Naarmate de zon zich opmaakt voor zijn dagelijkse verdwijntruc, wordt het sowieso tijd om naar binnen te verkassen. Hier geeft de riant uitgevallen houtgestookte pizzaoven de aangename warmte waarbij het zo fijn filosoferen is over hoe het nu verder moet met de wereld. De oven, met een draaischijf als bakplaat, is ontworpen en gebouwd door Matthijs, die samen met Marleen De Pit runt.
In de stad zouden we de inrichting van De Pit een allegaartje noemen. Uiteenlopende modellen houten tafels en stoelen, een lederen bankstel dat nog van ome Jo en tante An is geweest, een houten vloer en een televisietoestel waarop kinderen die nu met pensioen zijn bij de buren naar Pipo de Clown hebben gekeken. Verder overal bloemen. (Buiten staat een palm.)

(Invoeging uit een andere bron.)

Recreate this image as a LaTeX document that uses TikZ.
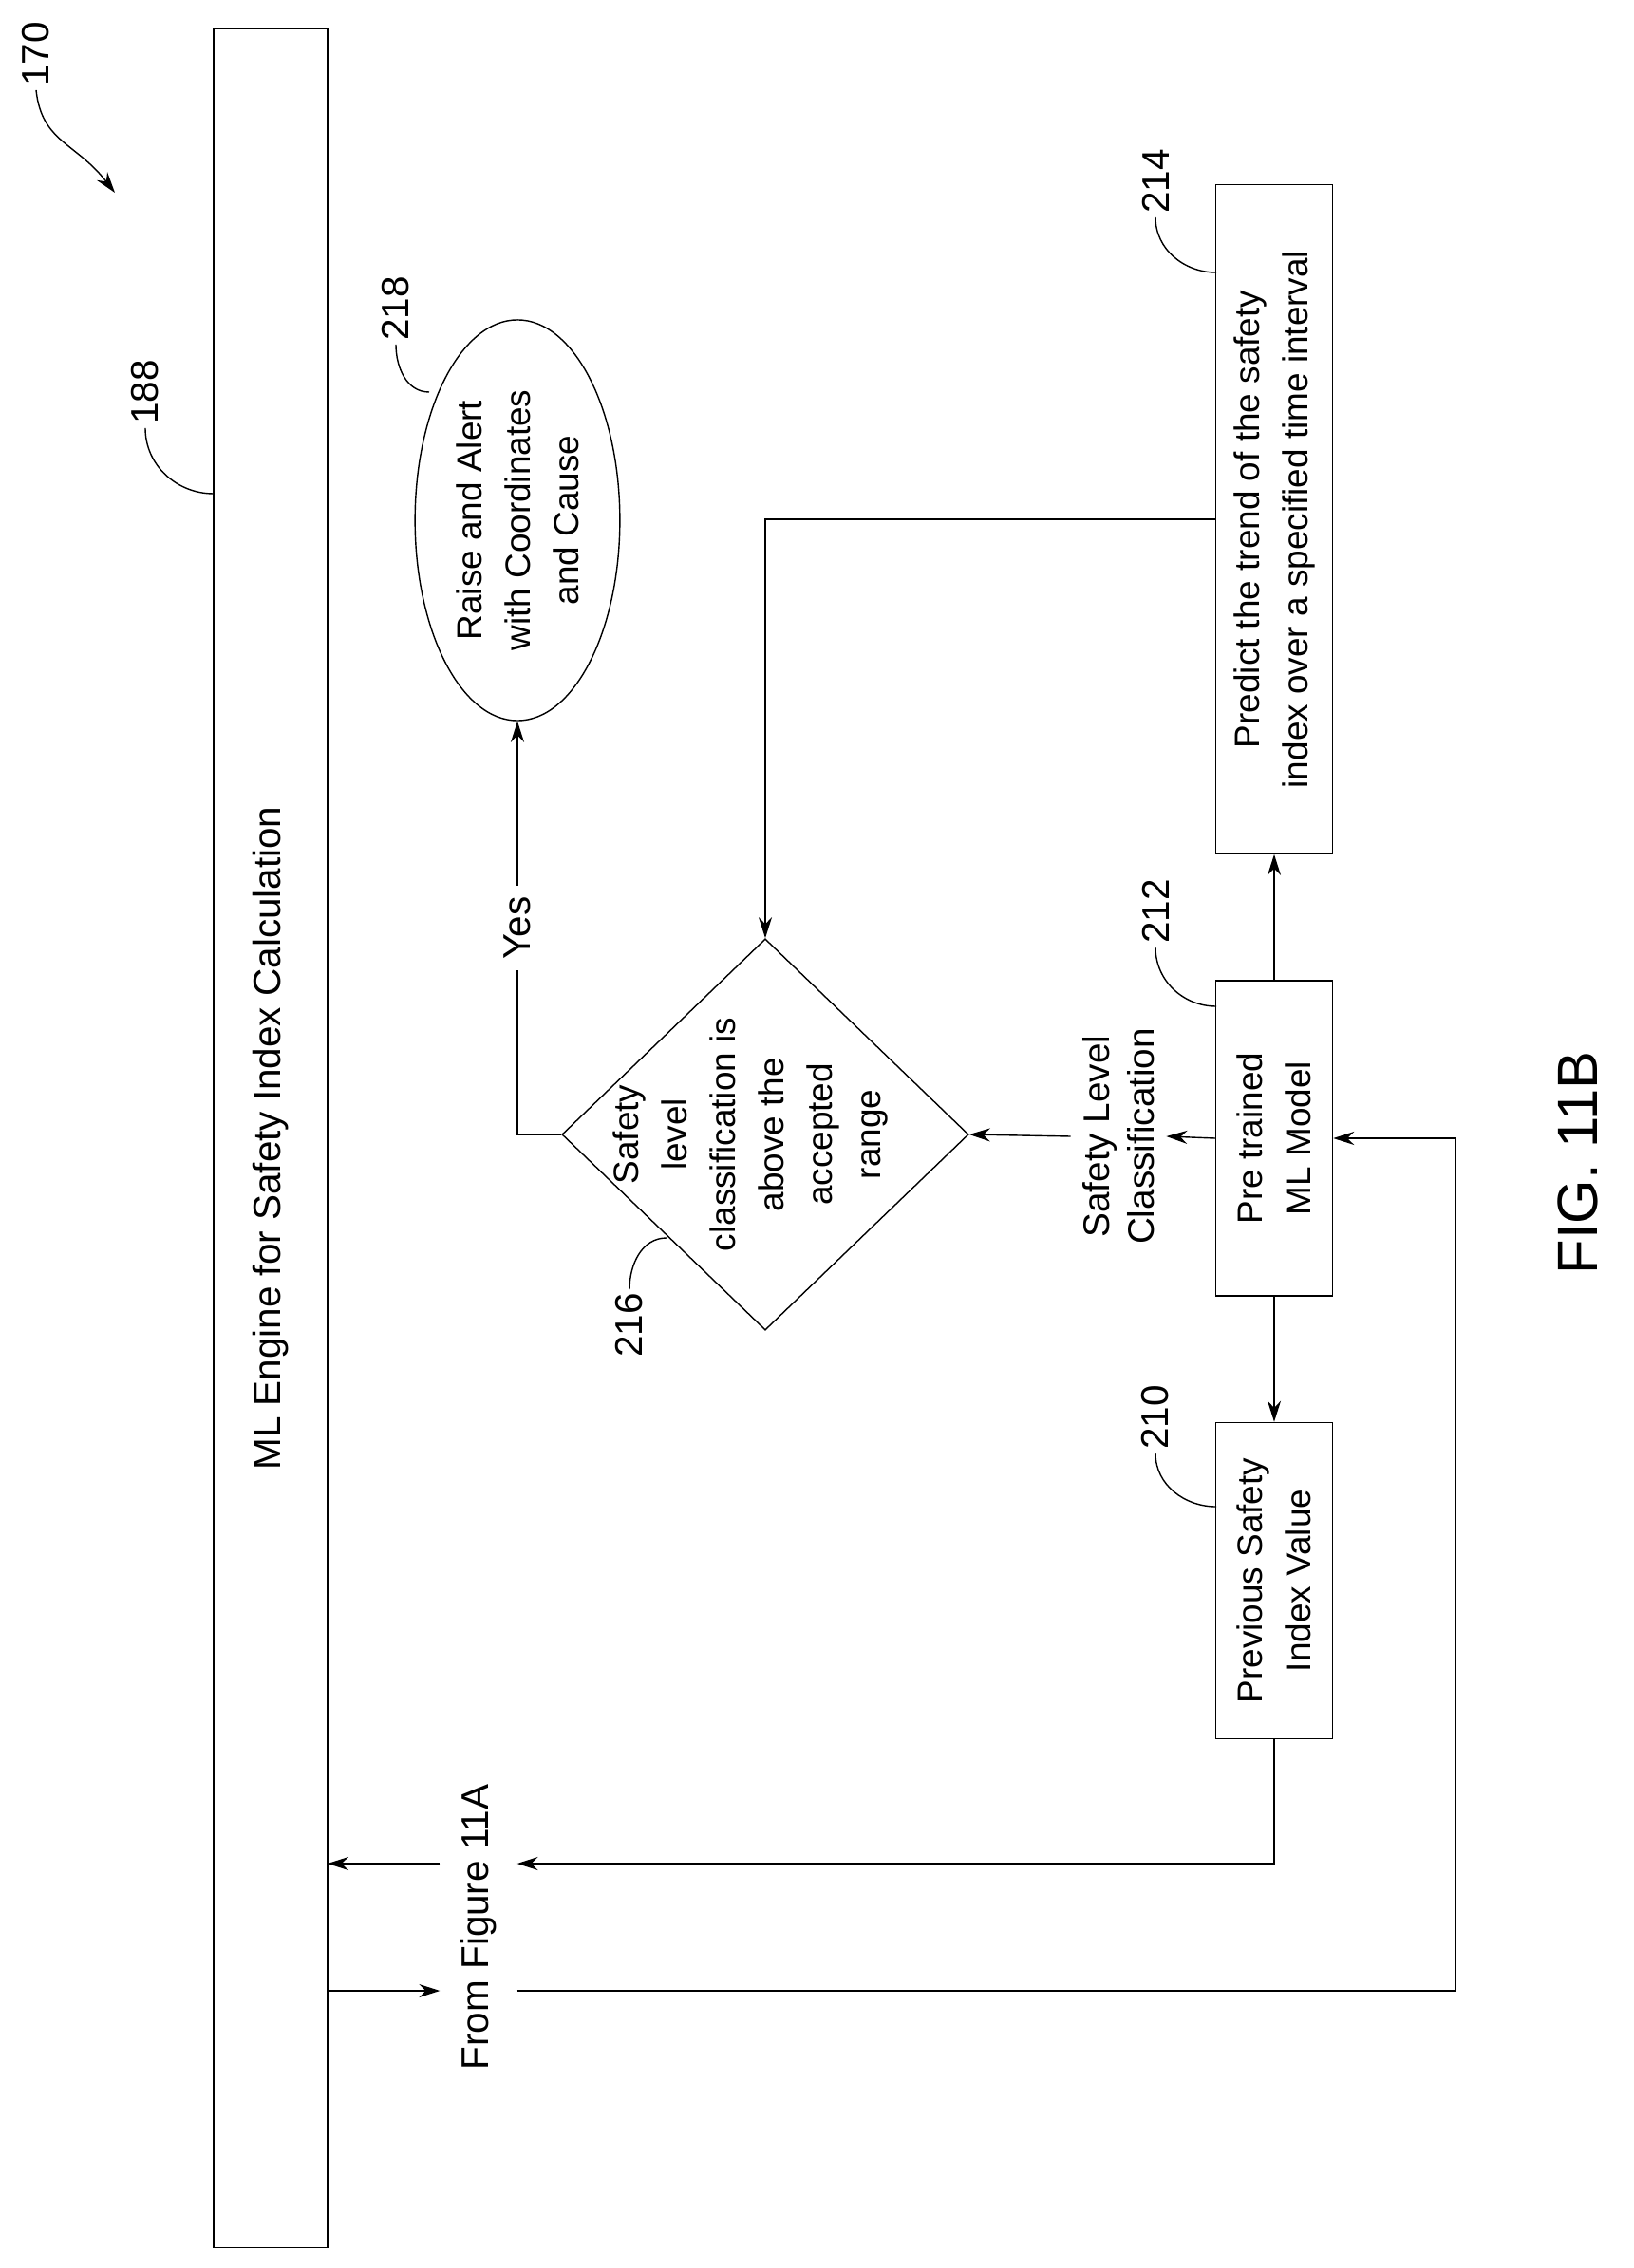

Vinylofielen zullen even moeten slikken als ze de menukaart krijgen aangereikt: zij herkennen moeiteloos een langspeelplaat, maar welke? Beide zijden zijn beplakt, aan de ene kant staat wat De Pit aan eten te bieden heeft, aan de B-kant wat er zoal wordt geschonken. Minstens zo belangrijk. Jammer genoeg neemt de leuke bediening de elpees weer in, ik had best even aan de stickers willen peuteren om te kijken of ik niet per ongeluk een vintage-Blonde on Blonde in handen had.
Flinterdunne pizza's, niet dat pseudobrooddeeg
De pizza's die niet al te lang na de bestelling op tafel komen, zijn flinterdun en niet van dat pseudobrooddeeg dat maar al te vaak voor pizza moet doorgaan. Ook de vulling — ik had de romana, want trek in ansjovis, zo dichtbij zee immers — is dik in orde. Van mijn tafelgenoten hoor ik eveneens tevreden geluiden.
Ik zie ons deze zomer hier nog wel vaker komen. Al was het maar voor de desserts, waar we het nu niet op hebben laten aankomen, maar eh...: chocoladestukken, tiramisu, Betty's appeltaart...
En de zee maar rollen met die branding.